Several years ago, I eagerly devoured Craig Ferguson's first published novel, "Between the Bridge and the River", which inspired me to pick up the pen, so to speak, once again. I also happened upon a little gem of Chris Baty's titled "No Plot? No Problem?" which I thought might help me navigate those middle waters in which I always seemed to drown. That book introduced me to phenomenon of "NaNoWriMo", short for National Novel Writing Month. The goal is to write 50,000 words in 30 days. I tried it that year, in what I think was May. In any case, it wasn't November, when the rest of the world is doing it, together. I didn't discover that until two years later, and believe me when I say that www.nanowrimo.,org is highly responsible for my productivity today.

It took me five attempts at NaNoWriMo before I actually hit the goal. November 2011, I wrote over 51,000 words in 30 days. Over the next seven months, I wrote another 24,500, when I astonishingly felt that I had written the last sentence of the novel. That work is in the hands of several readers now, and the feedback is trickling in. I plan on revising this fall. (I'm still not sure if it will be draft #2 or 3-- I wrote it, then read through it twice to smooth out continuity and grammar errors, so it was sort of an edited first draft, really.)

While I am waiting for the critiques of the beta readers, I have been researching the next steps. I've decided against self-publishing and the world of e-books for now, choosing the path of tried and true old fashioned methods. I've read books on writing query letters, getting an agent, what editors and publishers are looking for, proper formatting, and resume building. I've been focusing, this summer, on submitting my flash fiction and short stories for publication. (Previously, I had only entered contests.) And I'm happy to report the sale of my first fiction this past week - a short story titled "A Decent Cup of Tea" - to Firbog Publishing, for an anthology of ghost stories.

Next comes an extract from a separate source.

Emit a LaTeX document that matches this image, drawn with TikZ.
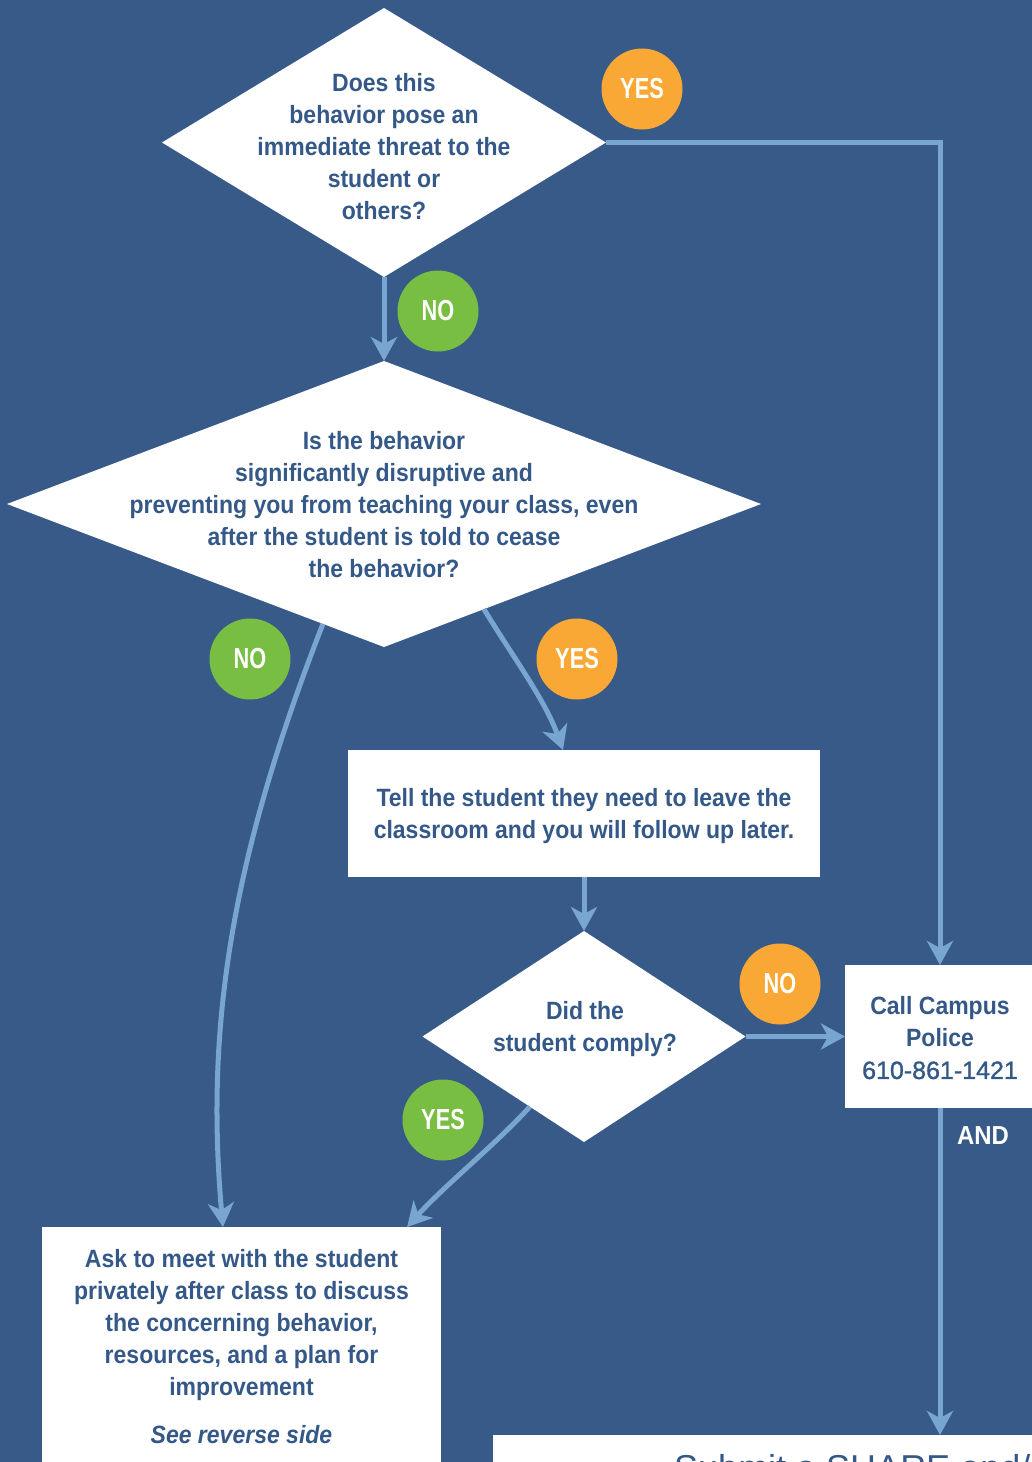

I learned about them, and most others that I am currently interacting with, on an amazing website called Duotrope. www.duotrope.com. They are a database of publishers with many ways to cross-search and keep track of all your work and submissions. I highly recommend it!

Hm, this post is a bit wordy, no? Perhaps I shall stop here. Thanks for reading!


  1. Congrats with the launching of your blog Michele. I like the soothing and feminine quality of the background image. At first glance I thought I was looking at luxurious satin, which made me think I entered your boudoir. And I have, haven't I? A place where the lady shares her thoughts. Good on ya! Blog posts generally are best kept short, as to not lose the reader's interest, you didn't lose mine.
    Suggestion: Since this page is going to disappear from sight as you start adding more posts, you could use the content for a About Me Page. Blogger allows you to create Content Pages, which will appear either in the horizontal menu bar underneath the name of your blog, or in the sidebar. Check it out. Good luck with your endeavors, this is looking good!

  2. Thanks, Judith! I love your comments. I have no idea what twists and turns this blog will take, but I'm curious to see!